**TASK GOAL**
Retype all of the listing exactly, passing over any picture you find.
■ ■ ■
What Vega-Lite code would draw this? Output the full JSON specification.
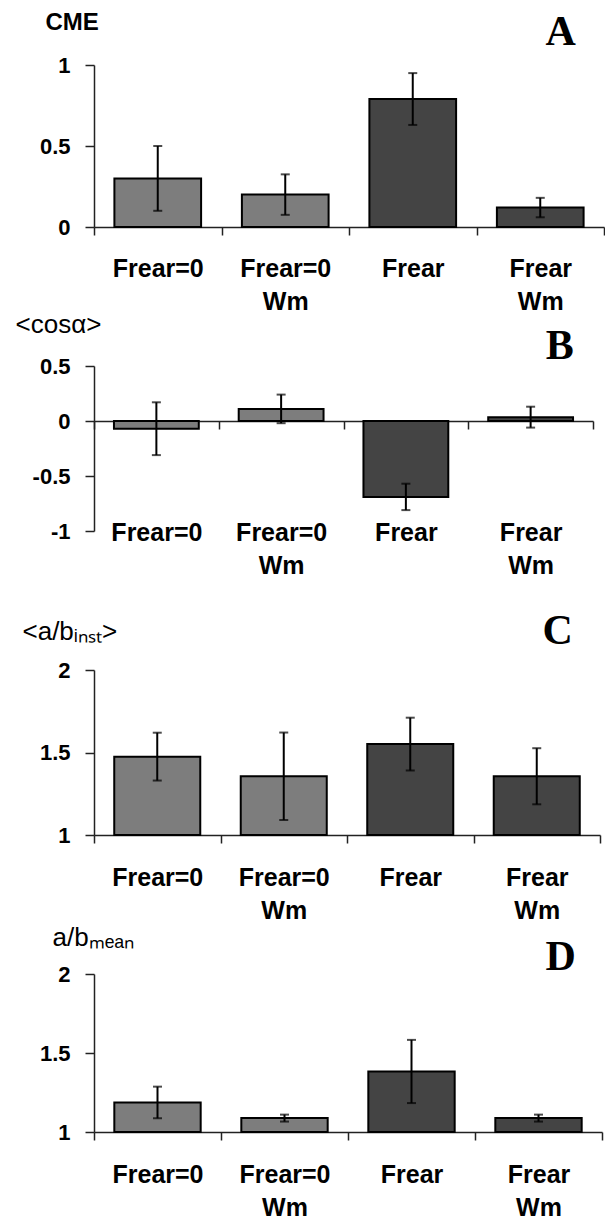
{
  "$schema": "https://vega.github.io/schema/vega-lite/v6.json",
  "background": "white",
  "padding": {"left": 15, "top": 10, "right": 0, "bottom": 0},
  "datasets": {
    "cme": [
      {"cond": "Frear=0", "v": 0.30, "e": 0.20},
      {"cond": "Frear=0 Wm", "v": 0.20, "e": 0.125},
      {"cond": "Frear", "v": 0.79, "e": 0.16},
      {"cond": "Frear Wm", "v": 0.12, "e": 0.06}
    ],
    "cos": [
      {"cond": "Frear=0", "v": -0.07, "e": 0.24},
      {"cond": "Frear=0 Wm", "v": 0.11, "e": 0.13},
      {"cond": "Frear", "v": -0.69, "e": 0.12},
      {"cond": "Frear Wm", "v": 0.035, "e": 0.095}
    ],
    "abi": [
      {"cond": "Frear=0", "v": 1.475, "e": 0.145},
      {"cond": "Frear=0 Wm", "v": 1.356, "e": 0.265},
      {"cond": "Frear", "v": 1.551, "e": 0.16},
      {"cond": "Frear Wm", "v": 1.356, "e": 0.17}
    ],
    "abm": [
      {"cond": "Frear=0", "v": 1.187, "e": 0.1},
      {"cond": "Frear=0 Wm", "v": 1.088, "e": 0.022},
      {"cond": "Frear", "v": 1.383, "e": 0.2},
      {"cond": "Frear Wm", "v": 1.088, "e": 0.022}
    ]
  },
  "bounds": "flush",
  "spacing": 139,
  "resolve": {"scale": {"x": "independent", "y": "independent", "color": "independent"}, "axis": {"x": "independent", "y": "independent"}},
  "vconcat": [
    {
      "width": 510, "height": 162,
      "title": {"text": "A", "offset": -44, "dx": -29},
      "data": {"name": "cme"},
      "encoding": {
        "x": {"field": "cond", "type": "nominal", "sort": null, "scale": {"paddingInner": 0, "paddingOuter": 0},
              "axis": {"title": null, "labelPadding": 21, "labelExpr": "split(datum.label, ' ')"}},
        "y": {"field": "v", "type": "quantitative", "scale": {"domain": [0, 1], "nice": false},
              "axis": {"values": [0, 0.5, 1], "format": "~g", "title": "CME", "titleX": -49, "titleY": -36, "titleFontWeight": "bold", "titleFontSize": 24}}
      },
      "layer": [
        {
          "mark": {"type": "bar", "stroke": "black", "strokeWidth": 2, "width": {"band": 0.68}},
          "encoding": {
            "color": {"field": "cond", "type": "nominal", "legend": null,
                      "scale": {"domain": ["Frear=0", "Frear=0 Wm", "Frear", "Frear Wm"], "range": ["#7d7d7d", "#7d7d7d", "#444444", "#444444"]}}
          }
        },
        {
          "mark": {"type": "errorbar", "color": "black", "ticks": {"size": 9, "thickness": 2}, "rule": {"strokeWidth": 2}},
          "encoding": {"yError": {"field": "e"}}
        }
      ]
    },
    {
      "width": 499, "height": 165,
      "title": {"text": "B", "offset": -57, "dx": -20},
      "data": {"name": "cos"},
      "encoding": {
        "x": {"field": "cond", "type": "nominal", "sort": null, "scale": {"paddingInner": 0, "paddingOuter": 0},
              "axis": {"title": null, "offset": -110, "labelPadding": 91, "labelExpr": "split(datum.label, ' ')"}},
        "y": {"field": "v", "type": "quantitative", "scale": {"domain": [-1, 0.5], "nice": false},
              "axis": {"values": [-1, -0.5, 0, 0.5], "format": "~g", "labelExpr": "replace(datum.label, '−', '-')", "title": "<cosα>", "titleX": -79, "titleY": -34}}
      },
      "layer": [
        {
          "mark": {"type": "bar", "stroke": "black", "strokeWidth": 2, "width": {"band": 0.68}},
          "encoding": {
            "color": {"field": "cond", "type": "nominal", "legend": null,
                      "scale": {"domain": ["Frear=0", "Frear=0 Wm", "Frear", "Frear Wm"], "range": ["#7d7d7d", "#7d7d7d", "#444444", "#444444"]}}
          }
        },
        {
          "mark": {"type": "errorbar", "color": "black", "ticks": {"size": 9, "thickness": 2}, "rule": {"strokeWidth": 2}},
          "encoding": {"yError": {"field": "e"}}
        }
      ]
    },
    {
      "width": 506, "height": 165,
      "title": {"text": "C", "offset": -35, "dx": -28},
      "data": {"name": "abi"},
      "encoding": {
        "x": {"field": "cond", "type": "nominal", "sort": null, "scale": {"paddingInner": 0, "paddingOuter": 0},
              "axis": {"title": null, "labelPadding": 22, "labelExpr": "split(datum.label, ' ')"}},
        "y": {"field": "v", "type": "quantitative", "scale": {"domain": [1, 2], "nice": false, "zero": false},
              "axis": {"values": [1, 1.5, 2], "format": "~g", "title": "<a/bᵢₙₛₜ>", "titleX": -72, "titleY": -31}}
      },
      "layer": [
        {
          "mark": {"type": "bar", "stroke": "black", "strokeWidth": 2, "width": {"band": 0.68}},
          "encoding": {
            "y2": {"datum": 1},
            "color": {"field": "cond", "type": "nominal", "legend": null,
                      "scale": {"domain": ["Frear=0", "Frear=0 Wm", "Frear", "Frear Wm"], "range": ["#7d7d7d", "#7d7d7d", "#444444", "#444444"]}}
          }
        },
        {
          "mark": {"type": "errorbar", "color": "black", "ticks": {"size": 9, "thickness": 2}, "rule": {"strokeWidth": 2}},
          "encoding": {"yError": {"field": "e"}}
        }
      ]
    },
    {
      "width": 508, "height": 158,
      "title": {"text": "D", "offset": -55, "dx": -27},
      "data": {"name": "abm"},
      "encoding": {
        "x": {"field": "cond", "type": "nominal", "sort": null, "scale": {"paddingInner": 0, "paddingOuter": 0},
              "axis": {"title": null, "labelPadding": 22, "labelExpr": "split(datum.label, ' ')"}},
        "y": {"field": "v", "type": "quantitative", "scale": {"domain": [1, 2], "nice": false, "zero": false},
              "axis": {"values": [1, 1.5, 2], "format": "~g", "title": "a/bₘₑₐₙ", "titleX": -42, "titleY": -29}}
      },
      "layer": [
        {
          "mark": {"type": "bar", "stroke": "black", "strokeWidth": 2, "width": {"band": 0.68}},
          "encoding": {
            "y2": {"datum": 1},
            "color": {"field": "cond", "type": "nominal", "legend": null,
                      "scale": {"domain": ["Frear=0", "Frear=0 Wm", "Frear", "Frear Wm"], "range": ["#7d7d7d", "#7d7d7d", "#444444", "#444444"]}}
          }
        },
        {
          "mark": {"type": "errorbar", "color": "black", "ticks": {"size": 9, "thickness": 2}, "rule": {"strokeWidth": 2}},
          "encoding": {"yError": {"field": "e"}}
        }
      ]
    }
  ],
  "config": {
    "view": {"stroke": null},
    "font": "Liberation Sans",
    "axis": {"grid": false, "domainColor": "#222", "tickColor": "#222", "domainWidth": 1.5, "tickWidth": 1.5,
             "labelColor": "black", "labelFont": "Liberation Sans", "labelFontWeight": "bold",
             "titleColor": "black", "titleFont": "Liberation Sans"},
    "axisY": {"tickSize": 9, "labelPadding": 15, "labelFontSize": 22, "titleFontSize": 26, "titleAngle": 0,
              "titleAlign": "left", "titleBaseline": "alphabetic", "titleFontWeight": "normal"},
    "axisX": {"tickSize": 8, "labelFontSize": 25, "labelLineHeight": 33, "labelBaseline": "top", "tickBand": "extent",
              "labelAngle": 0, "labelOverlap": false},
    "title": {"font": "Liberation Serif", "fontSize": 42, "fontWeight": "bold", "anchor": "end", "baseline": "alphabetic", "color": "black"}
  }
}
■ ■ ■
**REPLY**
What Vega-Lite code would draw this? Output the full JSON specification.
{
  "$schema": "https://vega.github.io/schema/vega-lite/v6.json",
  "background": "white",
  "padding": {"left": 15, "top": 10, "right": 0, "bottom": 0},
  "datasets": {
    "cme": [
      {"cond": "Frear=0", "v": 0.30, "e": 0.20},
      {"cond": "Frear=0 Wm", "v": 0.20, "e": 0.125},
      {"cond": "Frear", "v": 0.79, "e": 0.16},
      {"cond": "Frear Wm", "v": 0.12, "e": 0.06}
    ],
    "cos": [
      {"cond": "Frear=0", "v": -0.07, "e": 0.24},
      {"cond": "Frear=0 Wm", "v": 0.11, "e": 0.13},
      {"cond": "Frear", "v": -0.69, "e": 0.12},
      {"cond": "Frear Wm", "v": 0.035, "e": 0.095}
    ],
    "abi": [
      {"cond": "Frear=0", "v": 1.475, "e": 0.145},
      {"cond": "Frear=0 Wm", "v": 1.356, "e": 0.265},
      {"cond": "Frear", "v": 1.551, "e": 0.16},
      {"cond": "Frear Wm", "v": 1.356, "e": 0.17}
    ],
    "abm": [
      {"cond": "Frear=0", "v": 1.187, "e": 0.1},
      {"cond": "Frear=0 Wm", "v": 1.088, "e": 0.022},
      {"cond": "Frear", "v": 1.383, "e": 0.2},
      {"cond": "Frear Wm", "v": 1.088, "e": 0.022}
    ]
  },
  "bounds": "flush",
  "spacing": 139,
  "resolve": {"scale": {"x": "independent", "y": "independent", "color": "independent"}, "axis": {"x": "independent", "y": "independent"}},
  "vconcat": [
    {
      "width": 510, "height": 162,
      "title": {"text": "A", "offset": -44, "dx": -29},
      "data": {"name": "cme"},
      "encoding": {
        "x": {"field": "cond", "type": "nominal", "sort": null, "scale": {"paddingInner": 0, "paddingOuter": 0},
              "axis": {"title": null, "labelPadding": 21, "labelExpr": "split(datum.label, ' ')"}},
        "y": {"field": "v", "type": "quantitative", "scale": {"domain": [0, 1], "nice": false},
              "axis": {"values": [0, 0.5, 1], "format": "~g", "title": "CME", "titleX": -49, "titleY": -36, "titleFontWeight": "bold", "titleFontSize": 24}}
      },
      "layer": [
        {
          "mark": {"type": "bar", "stroke": "black", "strokeWidth": 2, "width": {"band": 0.68}},
          "encoding": {
            "color": {"field": "cond", "type": "nominal", "legend": null,
                      "scale": {"domain": ["Frear=0", "Frear=0 Wm", "Frear", "Frear Wm"], "range": ["#7d7d7d", "#7d7d7d", "#444444", "#444444"]}}
          }
        },
        {
          "mark": {"type": "errorbar", "color": "black", "ticks": {"size": 9, "thickness": 2}, "rule": {"strokeWidth": 2}},
          "encoding": {"yError": {"field": "e"}}
        }
      ]
    },
    {
      "width": 499, "height": 165,
      "title": {"text": "B", "offset": -57, "dx": -20},
      "data": {"name": "cos"},
      "encoding": {
        "x": {"field": "cond", "type": "nominal", "sort": null, "scale": {"paddingInner": 0, "paddingOuter": 0},
              "axis": {"title": null, "offset": -110, "labelPadding": 91, "labelExpr": "split(datum.label, ' ')"}},
        "y": {"field": "v", "type": "quantitative", "scale": {"domain": [-1, 0.5], "nice": false},
              "axis": {"values": [-1, -0.5, 0, 0.5], "format": "~g", "labelExpr": "replace(datum.label, '−', '-')", "title": "<cosα>", "titleX": -79, "titleY": -34}}
      },
      "layer": [
        {
          "mark": {"type": "bar", "stroke": "black", "strokeWidth": 2, "width": {"band": 0.68}},
          "encoding": {
            "color": {"field": "cond", "type": "nominal", "legend": null,
                      "scale": {"domain": ["Frear=0", "Frear=0 Wm", "Frear", "Frear Wm"], "range": ["#7d7d7d", "#7d7d7d", "#444444", "#444444"]}}
          }
        },
        {
          "mark": {"type": "errorbar", "color": "black", "ticks": {"size": 9, "thickness": 2}, "rule": {"strokeWidth": 2}},
          "encoding": {"yError": {"field": "e"}}
        }
      ]
    },
    {
      "width": 506, "height": 165,
      "title": {"text": "C", "offset": -35, "dx": -28},
      "data": {"name": "abi"},
      "encoding": {
        "x": {"field": "cond", "type": "nominal", "sort": null, "scale": {"paddingInner": 0, "paddingOuter": 0},
              "axis": {"title": null, "labelPadding": 22, "labelExpr": "split(datum.label, ' ')"}},
        "y": {"field": "v", "type": "quantitative", "scale": {"domain": [1, 2], "nice": false, "zero": false},
              "axis": {"values": [1, 1.5, 2], "format": "~g", "title": "<a/bᵢₙₛₜ>", "titleX": -72, "titleY": -31}}
      },
      "layer": [
        {
          "mark": {"type": "bar", "stroke": "black", "strokeWidth": 2, "width": {"band": 0.68}},
          "encoding": {
            "y2": {"datum": 1},
            "color": {"field": "cond", "type": "nominal", "legend": null,
                      "scale": {"domain": ["Frear=0", "Frear=0 Wm", "Frear", "Frear Wm"], "range": ["#7d7d7d", "#7d7d7d", "#444444", "#444444"]}}
          }
        },
        {
          "mark": {"type": "errorbar", "color": "black", "ticks": {"size": 9, "thickness": 2}, "rule": {"strokeWidth": 2}},
          "encoding": {"yError": {"field": "e"}}
        }
      ]
    },
    {
      "width": 508, "height": 158,
      "title": {"text": "D", "offset": -55, "dx": -27},
      "data": {"name": "abm"},
      "encoding": {
        "x": {"field": "cond", "type": "nominal", "sort": null, "scale": {"paddingInner": 0, "paddingOuter": 0},
              "axis": {"title": null, "labelPadding": 22, "labelExpr": "split(datum.label, ' ')"}},
        "y": {"field": "v", "type": "quantitative", "scale": {"domain": [1, 2], "nice": false, "zero": false},
              "axis": {"values": [1, 1.5, 2], "format": "~g", "title": "a/bₘₑₐₙ", "titleX": -42, "titleY": -29}}
      },
      "layer": [
        {
          "mark": {"type": "bar", "stroke": "black", "strokeWidth": 2, "width": {"band": 0.68}},
          "encoding": {
            "y2": {"datum": 1},
            "color": {"field": "cond", "type": "nominal", "legend": null,
                      "scale": {"domain": ["Frear=0", "Frear=0 Wm", "Frear", "Frear Wm"], "range": ["#7d7d7d", "#7d7d7d", "#444444", "#444444"]}}
          }
        },
        {
          "mark": {"type": "errorbar", "color": "black", "ticks": {"size": 9, "thickness": 2}, "rule": {"strokeWidth": 2}},
          "encoding": {"yError": {"field": "e"}}
        }
      ]
    }
  ],
  "config": {
    "view": {"stroke": null},
    "font": "Liberation Sans",
    "axis": {"grid": false, "domainColor": "#222", "tickColor": "#222", "domainWidth": 1.5, "tickWidth": 1.5,
             "labelColor": "black", "labelFont": "Liberation Sans", "labelFontWeight": "bold",
             "titleColor": "black", "titleFont": "Liberation Sans"},
    "axisY": {"tickSize": 9, "labelPadding": 15, "labelFontSize": 22, "titleFontSize": 26, "titleAngle": 0,
              "titleAlign": "left", "titleBaseline": "alphabetic", "titleFontWeight": "normal"},
    "axisX": {"tickSize": 8, "labelFontSize": 25, "labelLineHeight": 33, "labelBaseline": "top", "tickBand": "extent",
              "labelAngle": 0, "labelOverlap": false},
    "title": {"font": "Liberation Serif", "fontSize": 42, "fontWeight": "bold", "anchor": "end", "baseline": "alphabetic", "color": "black"}
  }
}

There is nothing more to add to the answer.